Rainbow Bridge banner ad

Review: SHEROES of the Haitian Revolution

Sheroes of the Haitian Revolution

Philippa Gregory is one of those writers that easily immerses the readers with just a few words. Her books about English royalty is more than historical fiction but a reimagining of these famous regents. Her books about the War of the Roses goes to great lengths to dramatize just how difficult and complicated these interactions were. The most magnetic part of her books is her sheroes, the women behind the scenes.

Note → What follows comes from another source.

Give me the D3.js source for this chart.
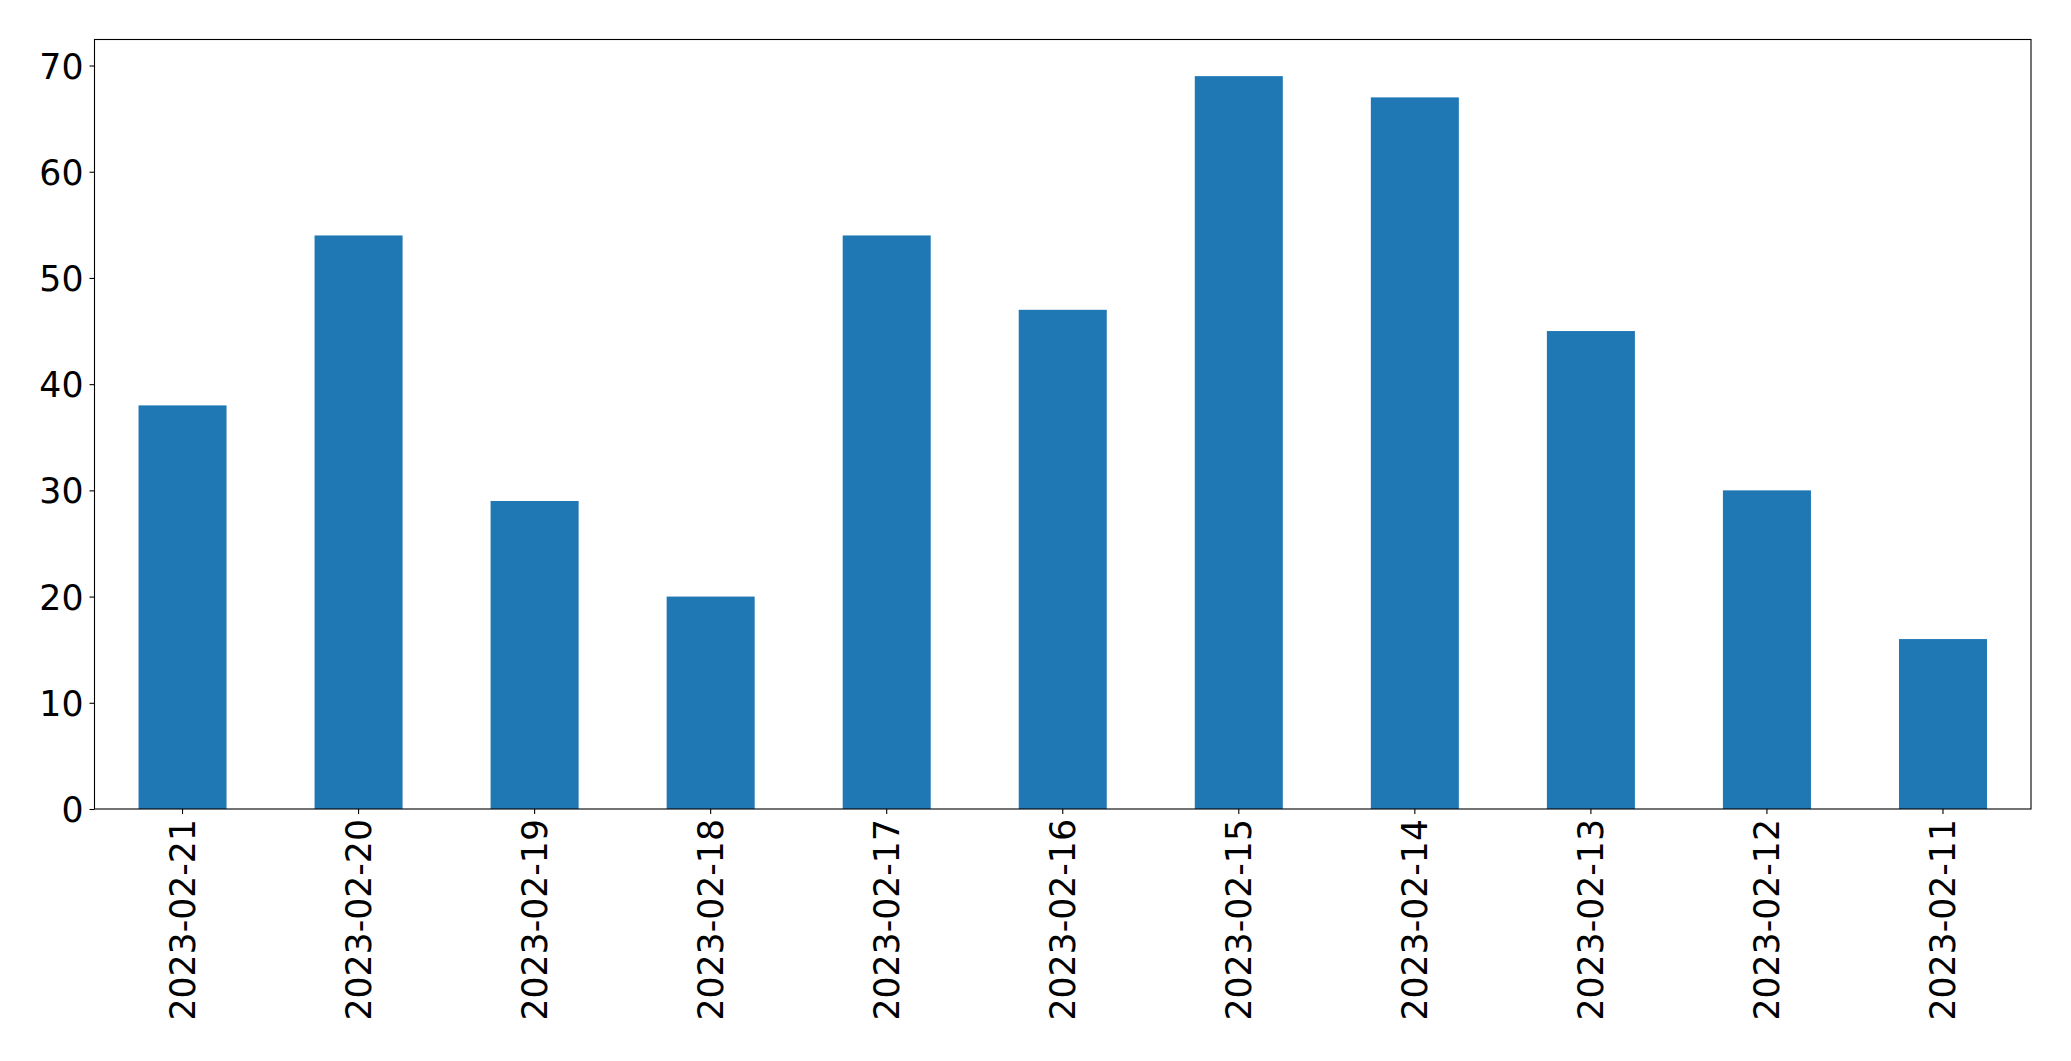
<!DOCTYPE html>
<html>
<head>
<meta charset="utf-8">
<script src="https://d3js.org/d3.v7.min.js"></script>
<style>
  body { margin: 0; background: #fff; }
  text { font-family: "DejaVu Sans", sans-serif; fill: #000; }
</style>
</head>
<body>
<script>
// data
var dates = ["2023-02-21", "2023-02-20", "2023-02-19", "2023-02-18", "2023-02-17", "2023-02-16",
             "2023-02-15", "2023-02-14", "2023-02-13", "2023-02-12", "2023-02-11"];
var counts = [38, 54, 29, 20, 54, 47, 69, 67, 45, 30, 16];
var yTicks = [0, 10, 20, 30, 40, 50, 60, 70];

var width = 2071, height = 1061;
var margin = {top: 39.5, right: 40, bottom: 252, left: 94.5};
var w = width - margin.left - margin.right;
var h = height - margin.top - margin.bottom;

var svg = d3.select("body").append("svg")
  .attr("width", width)
  .attr("height", height);

var g = svg.append("g").attr("transform", "translate(" + margin.left + "," + margin.top + ")");

var x = d3.scaleBand()
  .domain(dates)
  .range([0, w])
  .paddingInner(0.5)
  .paddingOuter(0.25);

var y = d3.scaleLinear()
  .domain([0, d3.max(counts) * 1.05])
  .range([h, 0]);

g.selectAll("rect.bar")
  .data(counts)
  .enter().append("rect")
  .attr("class", "bar")
  .attr("x", function(d, i) { return x(dates[i]); })
  .attr("width", x.bandwidth())
  .attr("y", function(d) { return y(d); })
  .attr("height", function(d) { return h - y(d); })
  .attr("fill", "#1f77b4");

// y axis
var yAxis = g.append("g")
  .call(d3.axisLeft(y).tickValues(yTicks).tickSize(5).tickPadding(6));
yAxis.select(".domain").remove();
yAxis.selectAll("text").style("font-size", "34.7px").attr("dy", "0.36em");
yAxis.selectAll("line").attr("stroke", "#000").attr("stroke-width", 1.1);

// x axis
var xAxis = g.append("g")
  .attr("transform", "translate(0," + h + ")")
  .call(d3.axisBottom(x).tickSize(5).tickPadding(0));
xAxis.select(".domain").remove();
xAxis.selectAll("line").attr("stroke", "#000").attr("stroke-width", 1.1);
xAxis.selectAll("text")
  .style("font-size", "34.7px")
  .attr("text-anchor", "end")
  .attr("transform", "translate(0,10) rotate(-90)")
  .attr("x", 0)
  .attr("y", 0)
  .attr("dy", "0.36em");

// frame
g.append("rect")
  .attr("width", w)
  .attr("height", h)
  .attr("fill", "none")
  .attr("stroke", "#000")
  .attr("stroke-width", 1.1);
</script>
</body>
</html>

Scholars will usually highlight the men of each royal house when retelling events, but the women have as much to do with the outcomes as the men. But as her books show, the women wield as much influence and power than the men as they quietly tilt the scales of power in their balance. Of course, this is not only relegated to the events of England but other parts of the world. In a densely written and illustrated book by Professor Bayyinah Bello and Kervin Andre, Sheroes Of The Haitian Revolution strives the highlight the women who ensured the Haitian Revolution succeeded.

We meet Kasikess Anakoana , a tribal queen who fought Spanish rule in Haiti until finally defeated through deceit in the form of a peace offering. Then there’s Cecile Fatimah, a spymaster amongst slaves who created the code which signified the slaves when to revolt. We meet Aunt Toya a captured Dahomey warrior who would train the first emperor of Haiti, Jacques Dessilines. There was Sanite  Belair, an officer in the Revolutionary Army, who would become a target of Napoleon Bonaparte. There was Marie Jeanne, a Maroon sharpshooter who would be one of the reasons why revolutionaries would take Crete’-a-Pierrot, a major turning point in the war. There is Suzanne Simon L’Overture, the fierce wife and companion of Touissant L’Overture, the hero of the Haitian Revolution. There’s Katherine Flon, the woman who would design and create the flag of Haiti. There’s Marissainte Dedee Bazile, the Revolutionary Army’s Henry Knox, and a master negotiator. We meet Marie Louise, Haiti’s first and only Queen. The last woman is  Felicite, the wife of Jacques Dessilines, and the country’s only Empress, a title she would keep until her dying days.

Overall, an excellent book that finally brings light to these magnificent women who endured despairs, hate, and torture so that Haiti can see the promise of freedom. The stories by Bello are well researched and heartfelt. The art by Andre is gorgeous. Altogether, women that everyone should know and I am glad to know of.